Now in its 30th anniversary year, Phoenix can look back with pride on the huge strides it has made in that time. The range and variety of its work was amply mirrored in the four-part programme it brought to York this week, under the apt title Reflected.

Originally a small group of male dancers from Chapeltown, it now shares purpose-built quarters in Quarry Hill, Leeds with Northern Ballet. Nearly half its core dancers were born outside this country, making it a force to reckon with internationally.

An eclectic choice of contemporary music flavoured Tuesday’s programme. Switch (2010), choreographed by Richard Wherlock, made excellent use of a strongly percussive score by Swiss composer Beat Frei, alias B.free. Mechanistic movements unfolded like clockwork, as if the dancers were unable to resist the music’s momentum.
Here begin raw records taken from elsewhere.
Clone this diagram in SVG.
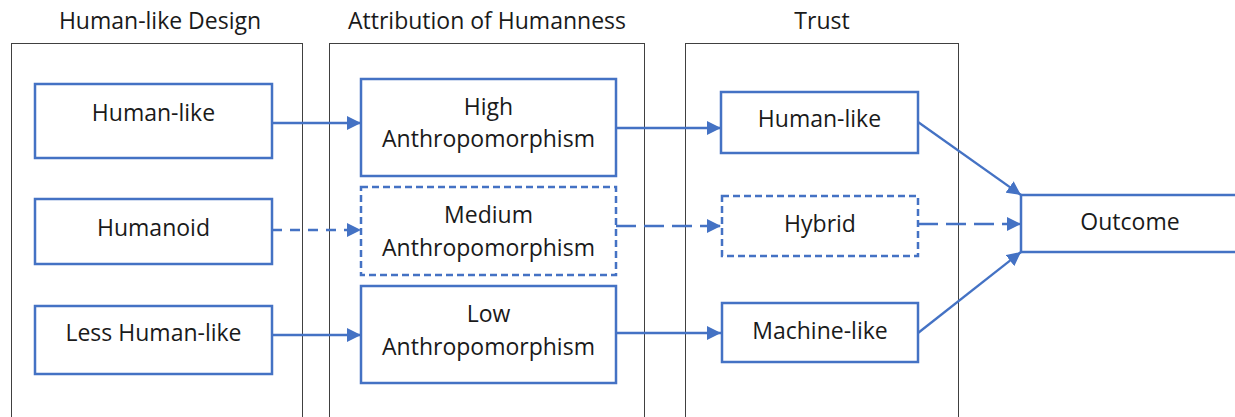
<svg xmlns="http://www.w3.org/2000/svg" width="1235" height="417" viewBox="0 0 1235 417">
<style>
.cont{fill:none;stroke:#404040;stroke-width:1}
.box{fill:#fff;stroke:#4472C4;stroke-width:2.5}
.dash{stroke-dasharray:7 4}
.t{font-family:"Open Sans","Noto Sans",sans-serif;font-size:23px;fill:#1a1a1a;text-anchor:middle}
.c{fill:none;stroke:#4472C4;stroke-width:2.3}
</style>
<defs>
<marker id="ah" viewBox="0 0 14 14" refX="14" refY="7" markerWidth="14" markerHeight="14" markerUnits="userSpaceOnUse" orient="auto">
<path d="M0,0 L14,7 L0,14 z" fill="#4472C4"/>
</marker>
</defs>
<rect width="1235" height="417" fill="#fff"/>
<g id="col-design">
<rect class="cont" x="11.5" y="43.5" width="291" height="400"/>
<text class="t" x="160" y="29">Human-like Design</text>
</g>
<g id="col-attribution">
<rect class="cont" x="329.5" y="43.5" width="315" height="400"/>
<text class="t" x="487" y="29">Attribution of Humanness</text>
</g>
<g id="col-trust">
<rect class="cont" x="685.5" y="43.5" width="273" height="400"/>
<text class="t" x="822" y="29">Trust</text>
</g>
<g id="connectors">
<line class="c" x1="272" y1="123" x2="361" y2="123" marker-end="url(#ah)"/>
<line class="c" x1="272" y1="230" x2="361" y2="230" stroke-dasharray="10 8" marker-end="url(#ah)"/>
<line class="c" x1="272" y1="335" x2="361" y2="335" marker-end="url(#ah)"/>
<line class="c" x1="616" y1="128" x2="721" y2="128" marker-end="url(#ah)"/>
<line class="c" x1="616" y1="226" x2="721" y2="226" stroke-dasharray="20 8" marker-end="url(#ah)"/>
<line class="c" x1="616" y1="333" x2="721" y2="333" marker-end="url(#ah)"/>
<line class="c" x1="918" y1="122" x2="1021" y2="195" marker-end="url(#ah)"/>
<line class="c" x1="918" y1="224" x2="1021" y2="224" stroke-dasharray="20 8" marker-end="url(#ah)"/>
<line class="c" x1="918" y1="333" x2="1021" y2="252" marker-end="url(#ah)"/>
</g>
<g id="n-humanlike">
<rect class="box" x="35" y="84" width="237" height="74"/>
<text class="t" x="153.5" y="121">Human-like</text>
</g>
<g id="n-humanoid">
<rect class="box" x="35" y="199" width="237" height="65"/>
<text class="t" x="153.5" y="236">Humanoid</text>
</g>
<g id="n-lesshuman">
<rect class="box" x="35" y="306" width="237" height="68"/>
<text class="t" x="153.5" y="341">Less Human-like</text>
</g>
<g id="n-high">
<rect class="box" x="361" y="79" width="255" height="97"/>
<text class="t" x="488.5" y="115">High</text>
<text class="t" x="488.5" y="147">Anthropomorphism</text>
</g>
<g id="n-medium">
<rect class="box dash" x="361" y="187" width="255" height="88"/>
<text class="t" x="488.5" y="223">Medium</text>
<text class="t" x="488.5" y="256">Anthropomorphism</text>
</g>
<g id="n-low">
<rect class="box" x="361" y="286" width="255" height="97"/>
<text class="t" x="488.5" y="322">Low</text>
<text class="t" x="488.5" y="355">Anthropomorphism</text>
</g>
<g id="n-trust-human">
<rect class="box" x="721" y="92" width="197" height="61"/>
<text class="t" x="819.5" y="127">Human-like</text>
</g>
<g id="n-hybrid">
<rect class="box dash" x="722" y="196" width="196" height="60"/>
<text class="t" x="820" y="232">Hybrid</text>
</g>
<g id="n-machine">
<rect class="box" x="722" y="303" width="196" height="59"/>
<text class="t" x="820" y="339">Machine-like</text>
</g>
<g id="n-outcome">
<rect class="box" x="1021" y="195" width="230" height="57"/>
<text class="t" x="1130" y="230">Outcome</text>
</g>
</svg>
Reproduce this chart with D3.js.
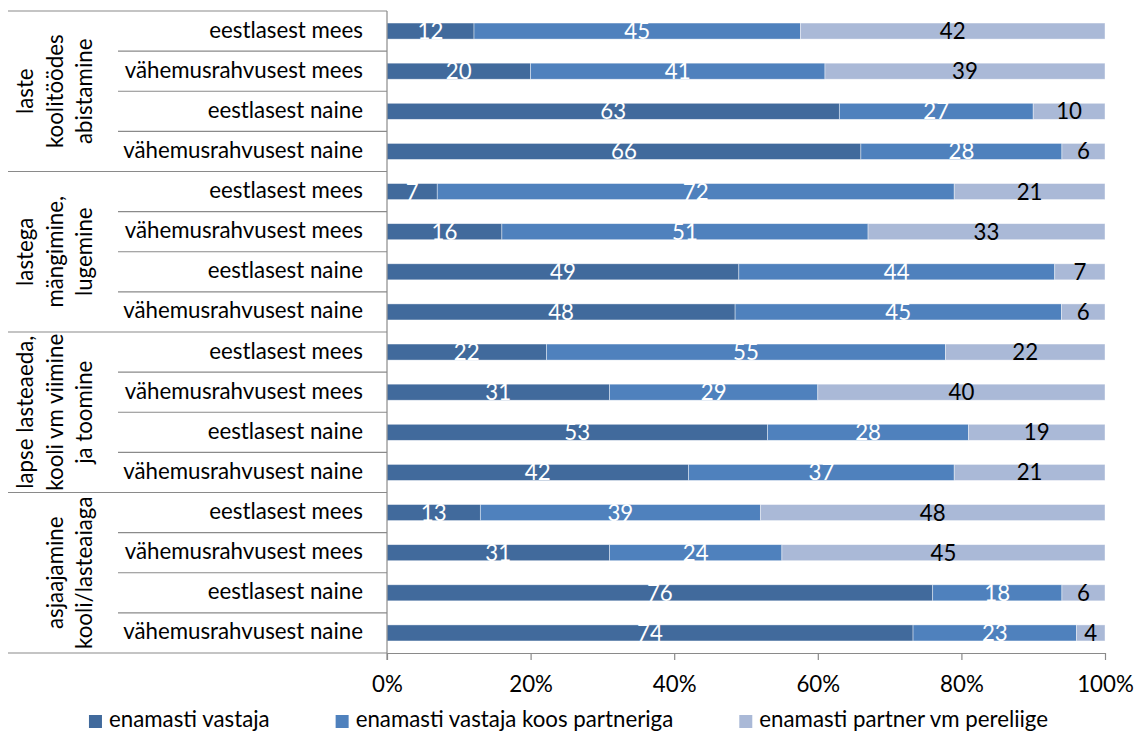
<!DOCTYPE html>
<html>
<head>
<meta charset="utf-8">
<script src="https://cdn.jsdelivr.net/npm/d3@7"></script>
<style>
  html, body { margin: 0; padding: 0; background: #fff; }
  svg text { font-family: Lato, "Open Sans", "Liberation Sans", sans-serif; }
</style>
</head>
<body>
<svg id="chart" width="1137" height="733"></svg>
<script>
// ---- data ----
const groups = [
  ["laste", "koolitöödes", "abistamine"],
  ["lastega", "mängimine,", "lugemine"],
  ["lapse lasteaeda,", "kooli vm viimine", "ja toomine"],
  ["asjaajamine", "kooli/lasteaiaga"]
];
const subCategories = ["eestlasest mees", "vähemusrahvusest mees", "eestlasest naine", "vähemusrahvusest naine"];
const seriesNames = ["enamasti vastaja", "enamasti vastaja koos partneriga", "enamasti partner vm pereliige"];
const seriesColors = ["#416A9C", "#4F81BD", "#AAB9D7"];
const labelColors = ["#ffffff", "#ffffff", "#000000"];
const vastaja = [12, 20, 63, 66, 7, 16, 49, 48, 22, 31, 53, 42, 13, 31, 76, 74];
const koosPartneriga = [45, 41, 27, 28, 72, 51, 44, 45, 55, 29, 28, 37, 39, 24, 18, 23];
const partner = [42, 39, 10, 6, 21, 33, 7, 6, 22, 40, 19, 21, 48, 45, 6, 4];
const tickValues = [0, 0.2, 0.4, 0.6, 0.8, 1.0];

(function () {
// ---- build rows ----
const rows = [];
groups.forEach((g, gi) => {
  subCategories.forEach((s, si) => {
    const i = gi * subCategories.length + si;
    rows.push({ id: i, group: gi, sub: s, vals: [vastaja[i], koosPartneriga[i], partner[i]] });
  });
});

const svg = d3.select("#chart");
const pLeft = 387, pRight = 1105, pTop = 11, pBottom = 653;
const lineColor = "#8a8a8a";

// font fitting: pick size so the longest sub label is ~240px wide like the reference
const probe = svg.append("text").attr("font-size", 100).text("vähemusrahvusest naine");
const w100 = probe.node().getComputedTextLength();
probe.remove();
const fs = Math.min(23.5, 100 * 240 / w100);

const x = d3.scaleLinear().domain([0, 1]).range([pLeft, pRight]);
const y = d3.scaleBand().domain(rows.map(d => d.id)).range([pTop, pBottom]).paddingInner(0.6).paddingOuter(0.3);
const step = y.step();

// stacked (100%) data
const stackData = rows.map(r => {
  const total = d3.sum(r.vals);
  const o = { id: r.id };
  r.vals.forEach((v, k) => o["s" + k] = v / total);
  return o;
});
const stack = d3.stack().keys(["s0", "s1", "s2"]);
const layers = stack(stackData);

// bars
const gBars = svg.append("g");
layers.forEach((layer, k) => {
  gBars.selectAll(null).data(layer).enter().append("rect")
    .attr("x", d => x(d[0]))
    .attr("y", d => y(d.data.id))
    .attr("width", d => x(d[1]) - x(d[0]))
    .attr("height", y.bandwidth())
    .attr("fill", seriesColors[k])
    .attr("stroke", "#ffffff")
    .attr("stroke-opacity", 0.55)
    .attr("stroke-width", 0.75);
});
// data labels
layers.forEach((layer, k) => {
  gBars.selectAll(null).data(layer).enter().append("text")
    .attr("x", d => x((d[0] + d[1]) / 2))
    .attr("y", d => y(d.data.id) + y.bandwidth() / 2 + 8)
    .attr("text-anchor", "middle")
    .attr("font-size", fs)
    .attr("fill", labelColors[k])
    .text(d => rows[d.data.id].vals[k]);
});

// x axis
const xAxis = d3.axisBottom(x).tickValues(tickValues).tickFormat(d3.format(".0%")).tickSize(7).tickSizeOuter(0).tickPadding(9);
const gx = svg.append("g").attr("transform", `translate(0,${pBottom})`).call(xAxis);
gx.select(".domain").attr("stroke", lineColor).attr("stroke-width", 1.2);
gx.selectAll(".tick line").attr("stroke", lineColor).attr("stroke-width", 1.2);
gx.selectAll(".tick text").attr("font-size", fs).attr("fill", "#000")
  .attr("font-family", 'Lato, "Open Sans", sans-serif')
  .attr("dy", null).attr("y", 692 - pBottom);

// vertical axis line
svg.append("line").attr("x1", pLeft).attr("x2", pLeft).attr("y1", pTop).attr("y2", pBottom + 7)
  .attr("stroke", lineColor).attr("stroke-width", 1.2);

// category separators
const gCat = svg.append("g");
rows.forEach((r, i) => {
  const yy = pTop + i * step;
  const isGroup = i % subCategories.length === 0;
  gCat.append("line").attr("x1", isGroup ? 8 : 118).attr("x2", pLeft).attr("y1", yy).attr("y2", yy)
    .attr("stroke", lineColor).attr("stroke-width", 1.2);
});
gCat.append("line").attr("x1", 8).attr("x2", pLeft).attr("y1", pBottom).attr("y2", pBottom)
  .attr("stroke", lineColor).attr("stroke-width", 1.2);

// sub labels
gCat.selectAll(null).data(rows).enter().append("text")
  .attr("x", 363)
  .attr("y", d => y(d.id) + y.bandwidth() / 2 + 6.5)
  .attr("text-anchor", "end")
  .attr("font-size", fs)
  .attr("fill", "#000")
  .text(d => d.sub);

// group labels (rotated)
groups.forEach((lines, gi) => {
  const cy = pTop + (gi * subCategories.length + subCategories.length / 2) * step;
  const n = lines.length;
  lines.forEach((t, li) => {
    const bx = 92 - (n - 1 - li) * 29.5;
    gCat.append("text")
      .attr("transform", `translate(${bx},${cy}) rotate(-90)`)
      .attr("text-anchor", "middle")
      .attr("font-size", fs)
      .attr("fill", "#000")
      .text(t);
  });
});

// legend
const gLeg = svg.append("g");
const sq = 13, gapSq = 7, gapItem = 66;
const items = seriesNames.map((name, k) => {
  const g = gLeg.append("g");
  g.append("rect").attr("x", 0).attr("y", -sq + 1).attr("width", sq).attr("height", sq).attr("fill", seriesColors[k]);
  const t = g.append("text").attr("x", sq + gapSq).attr("y", 0).attr("font-size", fs).attr("fill", "#000").text(name);
  return { g, w: sq + gapSq + t.node().getComputedTextLength() };
});
const totalW = d3.sum(items, d => d.w) + gapItem * (items.length - 1);
let cx = 1137 / 2 - totalW / 2;
items.forEach(it => {
  it.g.attr("transform", `translate(${cx},727)`);
  cx += it.w + gapItem;
});
})();
</script>
</body>
</html>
Two songs from Amy Winehouse’s debut album Frank underlay Philip Taylor’s What It Is, where three dancers touchingly explored various relationships before going their separate ways, products of alienation. Michael Mannon’s lighting squares enhanced the narrative.

The only live music came in Pave Up Paradise, a witty Adam-and-Eve spoof, where Alessandro Lima’s on-stage guitar and vocals lent poignancy to Azzurra Ardovini and Josh Wille’s wry discovery of the birds and the bees, apple and all.

Artistic director Sharon Watson’s Melt was a riveting piece of circus, where two long ropes with attached loops, suspended above target-rings, enabled infinite permutations of swinging gymnastics.

New Age-inspired soft rock by Leeds-based band Wild Beasts provided essential focus. Here especially, but throughout the evening, the seven dancers showed stunning – and boundless - athleticism.